Вряд ли Вы поверите, что и я — достаточно занята. Поскольку кончился год, я подсчитала, что сделано за год. В частности (за 79-й год), я написала 9 авт. л. этой самой “критической прозы” (не считая черновиков, разумеется). И это при том, что с ноября 78-го по август 79-го я непрерывно и сильно, как знаете, болела.
У меня совсем нет выходных дней — их за год не наберётся и двух недель, даже если включить сюда “дни отчаяния”.
Если ж Вы думаете (вообще), что Вы “скажете в стихах” что-нибудь из того, что не сказали в жизни, так это обыкновенное енотство (чувства и мысли) — будто сам знойный Лангуста лапой ступил! (“Зато, мол, я — “поэт”.)
Я давно опасаюсь думать о том, чтобы писать о Ваших, Волк, стихах: я боюсь, что найду в них нечто, сильно помрачающее. П. ч. я не знаю, кто, как я, умеет читать тексты, — и удержать своё зрение я, коль начала б, не могу.
Тут у меня талант настоящий, свободный. Я им не горжусь, п. ч. это большая тяжесть.
Правда, написать о Вашей прозе я бы могла, пожалуй. Проза вообще не так выдаёт человека, как стихи. Наконец, это — не основной Ваш жанр. Наконец, тут есть повод говорить о ряде безусловных ценностей (Есенин, Блок, Заболоцкий — отчасти) и о ряде безусловных низменностей (отрицательные страницы Вашей книги), — т. е. о чём-то, вне Вас находящемся и, значит, ни мне, ни Вам не “обидном”. Но я почему-то всё это время не сомневаюсь, что Вы постараетесь и тут всё-таки склонить какого-нибудь Чупринина: Вам “не нужно” — по плану Вашей жизни (внешней жизни) моего слова. Хотя бы потому, что оно “неубедительно” для “Державы”…
Каждый из нас хочет этой Державе служить (я разумею, конечно, не струфианье “Царство”).
Но я думаю, что поэт должен любить её… более сердечной любовью.
Вы же как будто делаете — по большей части — с т а в к у на неё.
Это, конечно, честней (и т. д.) любого Струфиана, о чём тут спорить!
И всё же…
И всё же…
Есть тут много и от отделения Державы от человека, чрезмерного, заведомого отделения…
Я здесь не за разную там “вольность”.
Но я думаю, что Держава может требовать от человека самопожертвования, но не должна требовать самоунижения от него.
Тут многое можно бы сказать — и найти, наконец, точное выражение той “формулы холода”, о которой идёт речь, но сейчас я не стану этого делать: себя сэкономлю.
О наших вепсьих делах.
Мы всегда высоко ценили Ваши первоначальные заслуги, и я, в частности, была, кажется, вполне многословна на Ваш счёт в этом отношении.
Может быть, именно потому — из-за высоких надежд и оценок — теперь столько грусти: и во мне, и в некоторых других.
Когда слишком часто говорят (или думают) слово “тактика”, то, хотя я прекрасно помню, что, мол, есть вещи, которые “не делают в белых перчатках” (и т. д.), это всё-таки нет-нет и тоже запахнет обыкновенным енотством.
Я думаю, что вне личной чести, абсолютной, естественной личной чести, обесценивается любая идея.
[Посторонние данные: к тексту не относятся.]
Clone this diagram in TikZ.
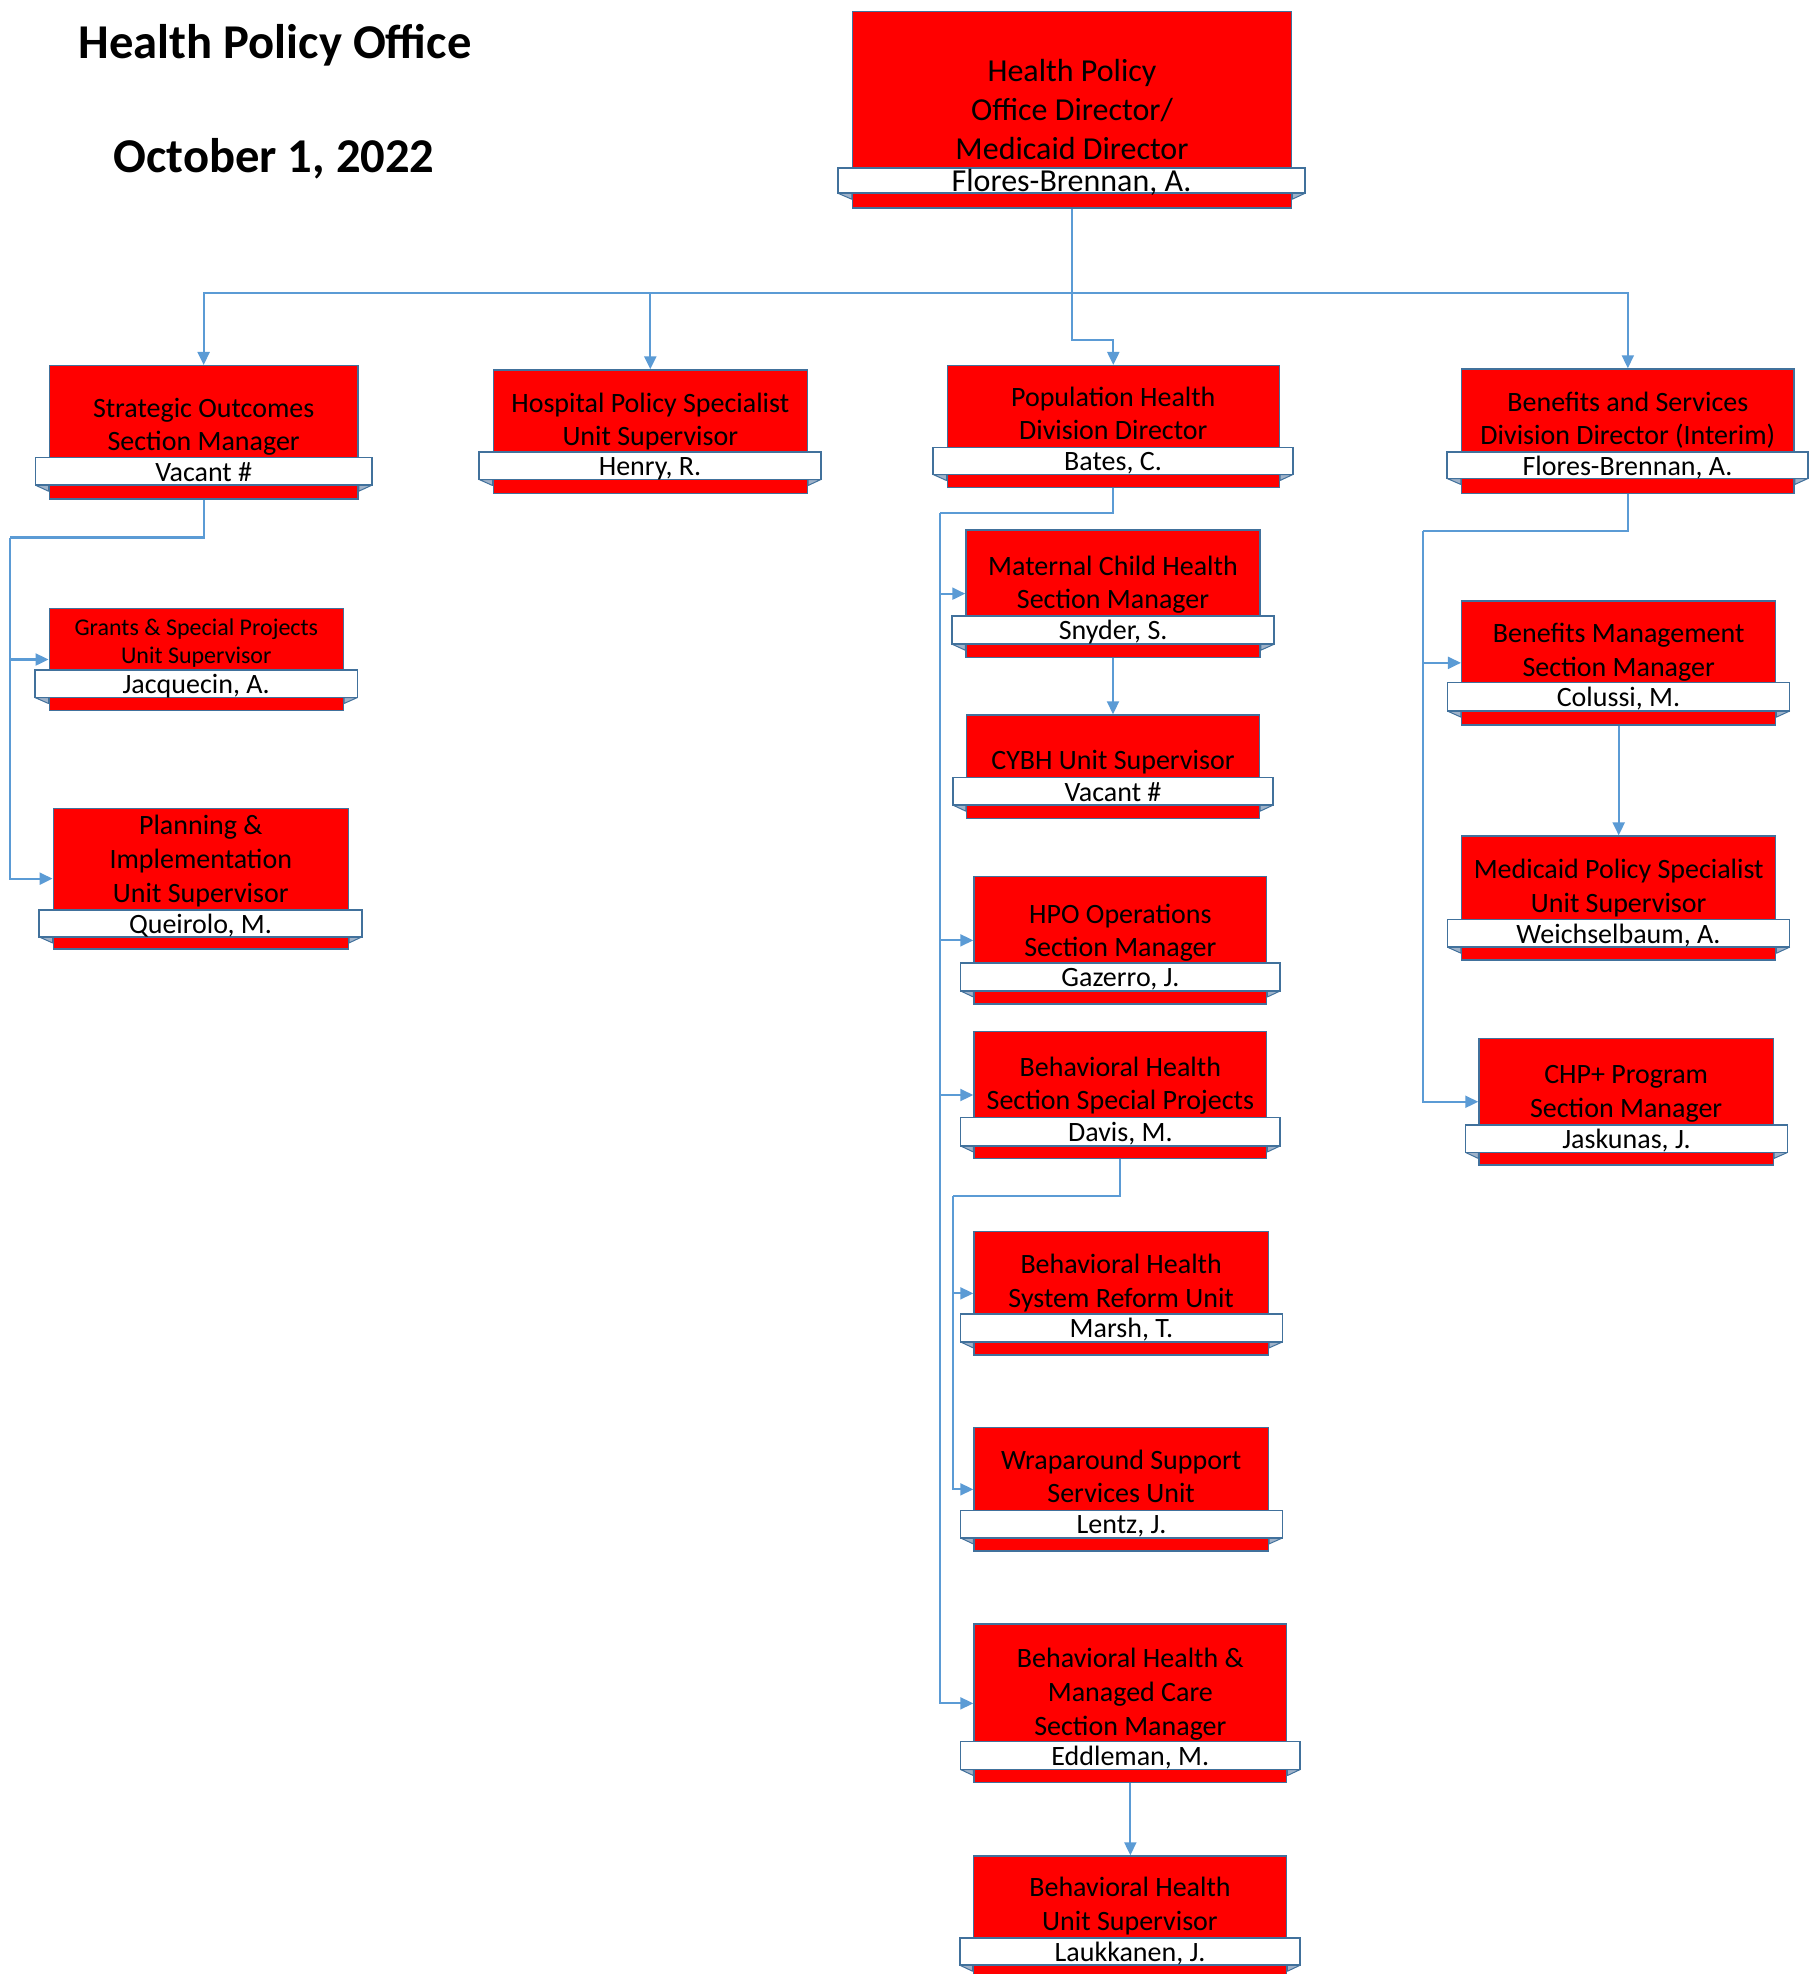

И приходится, спасая о б щ у ю честь, вытаскивать снова из памяти “отдельные поступки”, подновлять вывески на них, суетиться, сводя концы с концами, штопать и штопать прореху за прорехой, сцепив зубы, натягивать нити, а они обрываются, выскальзывают из рук и никак не хотят соединить в цельную ткань эти “отдельные поступки”, и очень это мучительно, горестно и тяжело.
Я думаю, что если какой-нибудь Гофман имеет право, имеет возможность и право обнимать Вас за плечи — как видела я, — то О ЧЁМ ТУТ ГОВОРИТЬ?!
Мы — говорим, п. ч. вынуждены штопать наш нищий невод.
Но нам это больно, стыдно — и мы можем разве что п р о с т и т ь Вас, но вовсе не оправдать — тактикой или чем бы то ни было на свете.